STATED GOAL: Read the listing below and copy out every line that holds "standalone".

Rows from a dataset of charts and code:
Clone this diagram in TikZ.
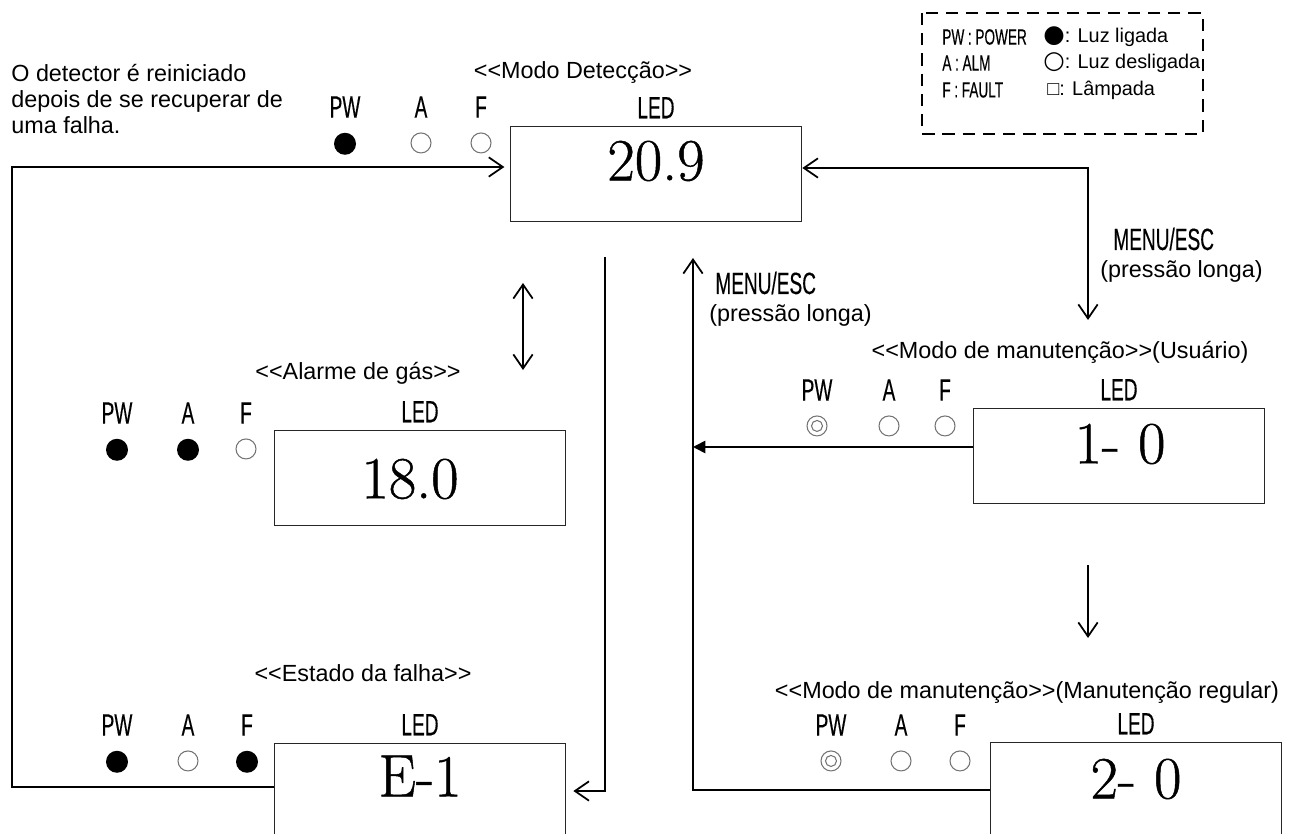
\documentclass[tikz,border=0pt]{standalone}
\usepackage{fontspec}
\setmainfont{Liberation Sans}
\newfontfamily\gothic[FakeStretch=0.62, FakeBold=0.3]{Liberation Sans}
\newfontfamily\lmdigits[FakeBold=0.8]{Latin Modern Roman}
\newfontfamily\symb{DejaVu Sans}
\usetikzlibrary{arrows.meta,positioning}
\newcommand\ltlt{<\kern0pt<}
\newcommand\gtgt{>\kern0pt>}

\begin{document}
\begin{tikzpicture}[x=0.02cm, y=-0.02cm,
    lcd/.style={draw=black!85, line width=1pt, minimum width=5.82cm, minimum height=1.9cm, inner sep=0},
    digits/.style={font=\lmdigits\fontsize{34}{34}\selectfont, inner sep=0},
    ledtxt/.style={font=\gothic\fontsize{17.5}{17.5}\selectfont, inner sep=0},
    legtxt/.style={font=\gothic\fontsize{12.5}{12.5}\selectfont, inner sep=0, anchor=west},
    legsym/.style={font=\fontsize{11.3}{12}\selectfont, inner sep=0, anchor=west},
    modetitle/.style={font=\fontsize{13.3}{14.7}\selectfont, inner sep=0},
    ledon/.style={circle, fill=black, minimum size=0.44cm, inner sep=0},
    ledoff/.style={circle, draw=black!55, line width=0.6pt, minimum size=0.4cm, inner sep=0},
    ledblink/.style={ledoff, path picture={\draw[black!55, line width=0.6pt] (path picture bounding box.center) circle[radius=0.11cm];}},
    arr/.style={line width=1pt, -{Straight Barb[length=8pt, width=11pt]}},
    darr/.style={line width=1pt, {Straight Barb[length=8pt, width=11pt]}-{Straight Barb[length=8pt, width=11pt]}},
    farr/.style={line width=1pt, -{Triangle[length=7pt, width=7pt]}}]
  \useasboundingbox (0,0) rectangle (1300,834);

  % LCD displays
  \node[lcd] (box-det)   at (656,174) {};
  \node[lcd] (box-gas)   at (420,478) {};
  \node[lcd] (box-fault) at (420,791) {};
  \node[lcd] (box-user)  at (1119,456) {};
  \node[lcd] (box-reg)   at (1136,790) {};
  \node[digits] (val-det)   at (656,161) {20.9};
  \node[digits] (val-gas)   at (410,479) {18.0};
  \node[digits] (val-fault) at (420,776) {E-1};
  \node[digits] (val-user)  at (1120,444) {1- 0};
  \node[digits] (val-reg)   at (1136,779) {2- 0};
  \foreach \g in {det,gas,fault,user,reg}
    \node[ledtxt, above=0.14cm of box-\g] (led-\g) {LED};

  % PW / A / F lamps
  \foreach \g/\xp/\xa/\xf/\y/\stp/\sta/\stf in {det/345/421/481/107/ledon/ledoff/ledoff,
      gas/117/188/246/413/ledon/ledon/ledoff, fault/117/188/247/725/ledon/ledoff/ledon,
      user/817/889/945/390/ledblink/ledoff/ledoff, reg/831/901/960/725/ledblink/ledoff/ledoff} {
    \node[ledtxt] (pw-\g) at (\xp,\y) {PW};
    \node[ledtxt] (a-\g)  at (\xa,\y) {A};
    \node[ledtxt] (f-\g)  at (\xf,\y) {F};
    \node[\stp, below=0.29cm of pw-\g] (pwl-\g) {};
    \node[\sta, below=0.29cm of a-\g]  (al-\g)  {};
    \node[\stf, below=0.29cm of f-\g]  (fl-\g)  {};
  }

  % titles
  \node[modetitle] (title-det)   at (583,73)   {\ltlt Modo Detecção\gtgt};
  \node[modetitle] (title-gas)   at (358,373)  {\ltlt Alarme de gás\gtgt};
  \node[modetitle] (title-fault) at (363,673)  {\ltlt Estado da falha\gtgt};
  \node[modetitle] (title-user)  at (1060,352) {\ltlt Modo de manutenção\gtgt(Usuário)};
  \node[modetitle] (title-reg)   at (1027,693) {\ltlt Modo de manutenção\gtgt(Manutenção regular)};
  \node[modetitle, align=left, anchor=north west] (note) at (11,64)
    {O detector é reiniciado\\depois de se recuperar de\\uma falha.};
  \node[ledtxt, anchor=west]    (menu-up)   at (715,283)  {MENU/ESC};
  \node[modetitle, anchor=west] (long-up)   at (709,315)  {(pressão longa)};
  \node[ledtxt, anchor=west]    (menu-down) at (1113,239) {MENU/ESC};
  \node[modetitle, anchor=west] (long-down) at (1100,271) {(pressão longa)};

  % legend
  \draw[line width=1.6pt, dash pattern=on 7pt off 4.5pt] (922,13) rectangle (1203,134);
  \node[legtxt] (leg-pw) at (942,37) {PW\,:\,POWER};
  \node[legtxt] (leg-a)  at (942,63) {A\,:\,ALM};
  \node[legtxt] (leg-f)  at (942,90) {F\,:\,FAULT};
  \node[legsym] (leg-on)   at (1043,37) {{\symb\fontsize{14}{14}\selectfont ●}: Luz ligada};
  \node[legsym] (leg-off)  at (1043,63) {{\symb\fontsize{14}{14}\selectfont ○}: Luz desligada};
  \node[legsym] (leg-lamp) at (1047,90) {□: Lâmpada};

  \coordinate (loop-bl) at (12,787);
  \coordinate (loop-tl) at (12,167);
  \coordinate (menu-corner) at (1088,168);
  \coordinate (menu-end) at (1088,320);
  \coordinate (swap-top) at (523,283);
  \coordinate (swap-bot) at (523,370);
  \coordinate (drop-top) at (605,257);
  \coordinate (back-top) at (693,258);
  \coordinate (back-mid) at (693,447);
  \coordinate (next-top) at (1088,565);
  \coordinate (next-bot) at (1088,638);

  % Connect the nodes
  \draw[arr, shorten >=3pt] (box-fault.west |- loop-bl) -- (loop-bl) -- (loop-tl) -- (box-det.west |- loop-tl);
  \draw[darr] (box-det.east |- menu-corner) -- (menu-corner) -- (menu-end);
  \draw[darr] (swap-top) -- (swap-bot);
  \draw[arr, shorten >=4pt] (drop-top) |- (box-fault.east);
  \draw[farr] (box-user.west |- back-mid) -- (back-mid);
  \draw[arr] (box-reg.west) -| (back-top);
  \draw[arr] (next-top) -- (next-bot);
\end{tikzpicture}
\end{document}
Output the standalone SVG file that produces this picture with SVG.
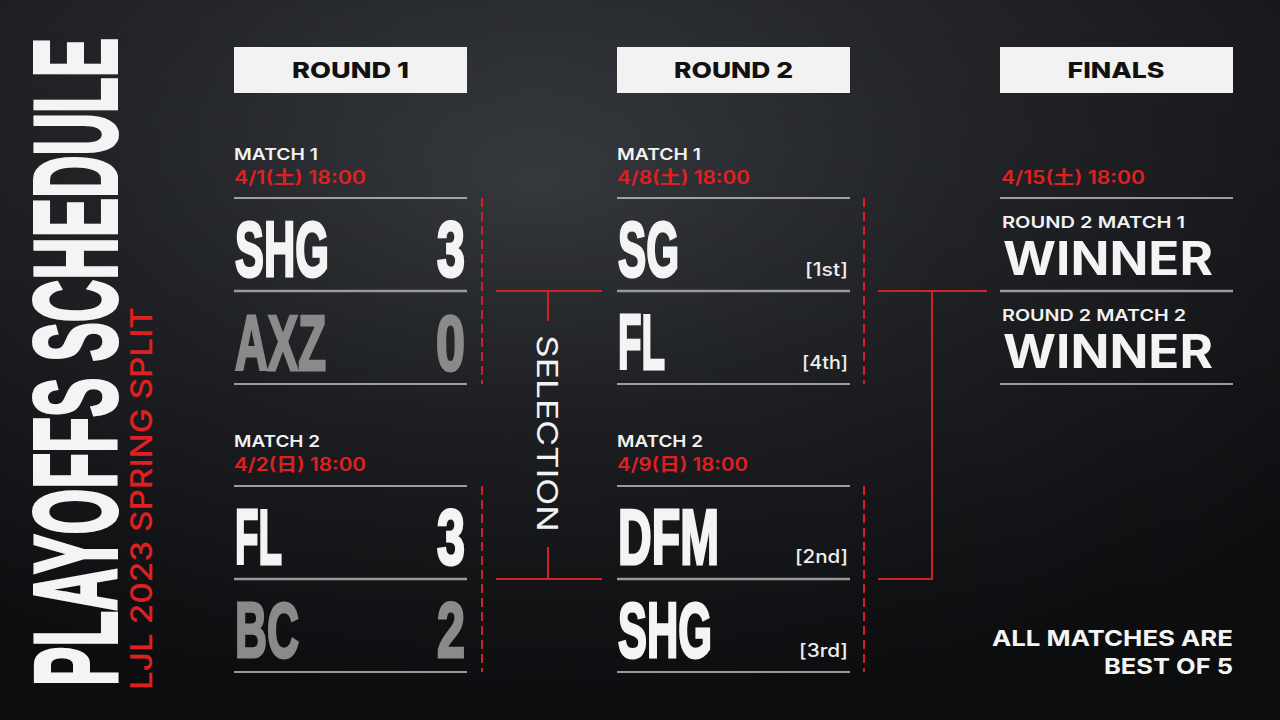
<svg xmlns="http://www.w3.org/2000/svg" width="1280" height="720" viewBox="0 0 1280 720">
<defs>
<radialGradient id="bg1" cx="0.42" cy="0.25" r="0.75">
<stop offset="0" stop-color="#3a3d42"/>
<stop offset="0.45" stop-color="#24262a"/>
<stop offset="1" stop-color="#121316"/>
</radialGradient>
<linearGradient id="bg2" x1="0" y1="0" x2="0" y2="1">
<stop offset="0" stop-color="#000" stop-opacity="0"/>
<stop offset="1" stop-color="#000" stop-opacity="0.35"/>
</linearGradient>
<style>
.hdr{fill:#f2f2f2}
.hdrt{font-family:Inter,"Liberation Sans",sans-serif;font-weight:800;font-size:22px;fill:#111;text-anchor:middle}
.lbl{font-family:Inter,"Liberation Sans",sans-serif;font-weight:600;font-size:16px;fill:#f2f2f2}
.date{font-family:Inter,"Liberation Sans","Noto Sans CJK JP",sans-serif;font-weight:600;font-size:18px;fill:#e02020}
.team{font-family:"Liberation Sans",Roboto,sans-serif;font-weight:700;font-size:78px;fill:#f4f4f4;stroke:#f4f4f4;stroke-width:3;stroke-linejoin:miter}
.lose{fill:#8a8a8a;stroke:#8a8a8a}
.seed{font-family:Inter,"Liberation Sans",sans-serif;font-weight:500;font-size:18px;fill:#eee;text-anchor:end}
.sep{stroke:#c8c8c8;stroke-width:1.5}
.sepm{stroke:#9a9a9a;stroke-width:2.5}
.dash{stroke:#d0202a;stroke-width:2;stroke-dasharray:9 5;fill:none}
.red{stroke:#d0202a;stroke-width:2;fill:none}
.win{font-family:Inter,"Liberation Sans",sans-serif;font-weight:700;font-size:46px;fill:#f4f4f4}
.note{font-family:Inter,"Liberation Sans",sans-serif;font-weight:700;font-size:22px;fill:#f4f4f4;text-anchor:end}
</style>
</defs>
<rect width="1280" height="720" fill="url(#bg1)"/>
<rect width="1280" height="720" fill="url(#bg2)"/>

<g id="title">
<text transform="translate(116,686) rotate(-90)" font-family="'Liberation Sans',Roboto,sans-serif" font-weight="700" font-size="116" fill="#f4f4f4" stroke="#f4f4f4" stroke-width="4" textLength="648" lengthAdjust="spacingAndGlyphs">PLAYOFFS SCHEDULE</text>
<text transform="translate(152,690) rotate(-90)" font-family="Inter,'Liberation Sans',sans-serif" font-weight="500" font-size="30" fill="#e02020" textLength="383" lengthAdjust="spacingAndGlyphs">LJL 2023 SPRING SPLIT</text>
</g>

<g id="header-round1">
<rect class="hdr" x="234" y="47" width="233" height="46"/>
<text class="hdrt" x="350.5" y="78" textLength="117" lengthAdjust="spacingAndGlyphs">ROUND 1</text>
</g>
<g id="header-round2">
<rect class="hdr" x="617" y="47" width="233" height="46"/>
<text class="hdrt" x="733.5" y="78" textLength="119" lengthAdjust="spacingAndGlyphs">ROUND 2</text>
</g>
<g id="header-finals">
<rect class="hdr" x="1000" y="47" width="233" height="46"/>
<text class="hdrt" x="1116" y="78" textLength="97" lengthAdjust="spacingAndGlyphs">FINALS</text>
</g>

<g id="r1-match1">
<text class="lbl" x="234" y="160" textLength="84" lengthAdjust="spacingAndGlyphs">MATCH 1</text>
<text class="date" x="234" y="184" textLength="132" lengthAdjust="spacingAndGlyphs">4/1(土) 18:00</text>
<line class="sep" x1="234" y1="198" x2="467" y2="198"/>
<text class="team" x="235" y="276" textLength="94" lengthAdjust="spacingAndGlyphs">SHG</text>
<text class="team" x="465" y="276" text-anchor="end" textLength="28" lengthAdjust="spacingAndGlyphs">3</text>
<line class="sepm" x1="234" y1="291" x2="467" y2="291"/>
<text class="team lose" x="235" y="370" textLength="91" lengthAdjust="spacingAndGlyphs">AXZ</text>
<text class="team lose" x="465" y="370" text-anchor="end" textLength="29" lengthAdjust="spacingAndGlyphs">0</text>
<line class="sep" x1="234" y1="384" x2="467" y2="384"/>
</g>

<g id="r1-match2">
<text class="lbl" x="234" y="447" textLength="86" lengthAdjust="spacingAndGlyphs">MATCH 2</text>
<text class="date" x="234" y="471" textLength="132" lengthAdjust="spacingAndGlyphs">4/2(日) 18:00</text>
<line class="sep" x1="234" y1="486" x2="467" y2="486"/>
<text class="team" x="235" y="564" textLength="47" lengthAdjust="spacingAndGlyphs">FL</text>
<text class="team" x="465" y="564" text-anchor="end" textLength="28" lengthAdjust="spacingAndGlyphs">3</text>
<line class="sepm" x1="234" y1="579" x2="467" y2="579"/>
<text class="team lose" x="235" y="657" textLength="64" lengthAdjust="spacingAndGlyphs">BC</text>
<text class="team lose" x="465" y="657" text-anchor="end" textLength="28" lengthAdjust="spacingAndGlyphs">2</text>
<line class="sep" x1="234" y1="672" x2="467" y2="672"/>
</g>

<g id="r2-match1">
<text class="lbl" x="617" y="160" textLength="84" lengthAdjust="spacingAndGlyphs">MATCH 1</text>
<text class="date" x="617" y="184" textLength="133" lengthAdjust="spacingAndGlyphs">4/8(土) 18:00</text>
<line class="sep" x1="617" y1="198" x2="850" y2="198"/>
<text class="team" x="618" y="276" textLength="61" lengthAdjust="spacingAndGlyphs">SG</text>
<text class="seed" x="848" y="276" textLength="43" lengthAdjust="spacingAndGlyphs">[1st]</text>
<line class="sepm" x1="617" y1="291" x2="850" y2="291"/>
<text class="team" x="618" y="369" textLength="47" lengthAdjust="spacingAndGlyphs">FL</text>
<text class="seed" x="848" y="369" textLength="46" lengthAdjust="spacingAndGlyphs">[4th]</text>
<line class="sep" x1="617" y1="384" x2="850" y2="384"/>
</g>

<g id="r2-match2">
<text class="lbl" x="617" y="447" textLength="86" lengthAdjust="spacingAndGlyphs">MATCH 2</text>
<text class="date" x="617" y="471" textLength="131" lengthAdjust="spacingAndGlyphs">4/9(日) 18:00</text>
<line class="sep" x1="617" y1="486" x2="850" y2="486"/>
<text class="team" x="618" y="564" textLength="101" lengthAdjust="spacingAndGlyphs">DFM</text>
<text class="seed" x="848" y="563" textLength="53" lengthAdjust="spacingAndGlyphs">[2nd]</text>
<line class="sepm" x1="617" y1="579" x2="850" y2="579"/>
<text class="team" x="618" y="657" textLength="94" lengthAdjust="spacingAndGlyphs">SHG</text>
<text class="seed" x="848" y="657" textLength="49" lengthAdjust="spacingAndGlyphs">[3rd]</text>
<line class="sep" x1="617" y1="672" x2="850" y2="672"/>
</g>

<g id="finals">
<text class="date" x="1001" y="184" textLength="144" lengthAdjust="spacingAndGlyphs">4/15(土) 18:00</text>
<line class="sep" x1="1000" y1="198" x2="1233" y2="198"/>
<text class="lbl" x="1002" y="228" textLength="183" lengthAdjust="spacingAndGlyphs">ROUND 2 MATCH 1</text>
<text class="win" x="1003" y="275" textLength="210" lengthAdjust="spacingAndGlyphs">WINNER</text>
<line class="sepm" x1="1000" y1="291" x2="1233" y2="291"/>
<text class="lbl" x="1002" y="321" textLength="184" lengthAdjust="spacingAndGlyphs">ROUND 2 MATCH 2</text>
<text class="win" x="1003" y="368" textLength="210" lengthAdjust="spacingAndGlyphs">WINNER</text>
<line class="sep" x1="1000" y1="384" x2="1233" y2="384"/>
</g>

<g id="selection">
<text transform="translate(537,335) rotate(90)" font-family="Inter,'Liberation Sans',sans-serif" font-weight="400" font-size="29" fill="#f2f2f2" textLength="197" lengthAdjust="spacingAndGlyphs">SELECTION</text>
</g>

<g id="note">
<text class="note" x="1233" y="646" textLength="241" lengthAdjust="spacingAndGlyphs">ALL MATCHES ARE</text>
<text class="note" x="1233" y="674" textLength="129" lengthAdjust="spacingAndGlyphs">BEST OF 5</text>
</g>

<g id="connectors">
<line class="dash" x1="482" y1="198" x2="482" y2="384"/>
<line class="dash" x1="482" y1="486" x2="482" y2="672"/>
<polyline class="red" points="496,291 602,291"/>
<line class="red" x1="548" y1="291" x2="548" y2="321"/>
<line class="red" x1="548" y1="547" x2="548" y2="579"/>
<polyline class="red" points="496,579 602,579"/>
<line class="dash" x1="864" y1="198" x2="864" y2="384"/>
<line class="dash" x1="864" y1="486" x2="864" y2="672"/>
<polyline class="red" points="878,291 987,291"/>
<polyline class="red" points="932,291 932,579 878,579"/>
</g>
</svg>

OUTPUT OF THE TASK:
\documentclass[tikz,border=0pt]{standalone}
Output the standalone SVG file that produces this picture with SVG.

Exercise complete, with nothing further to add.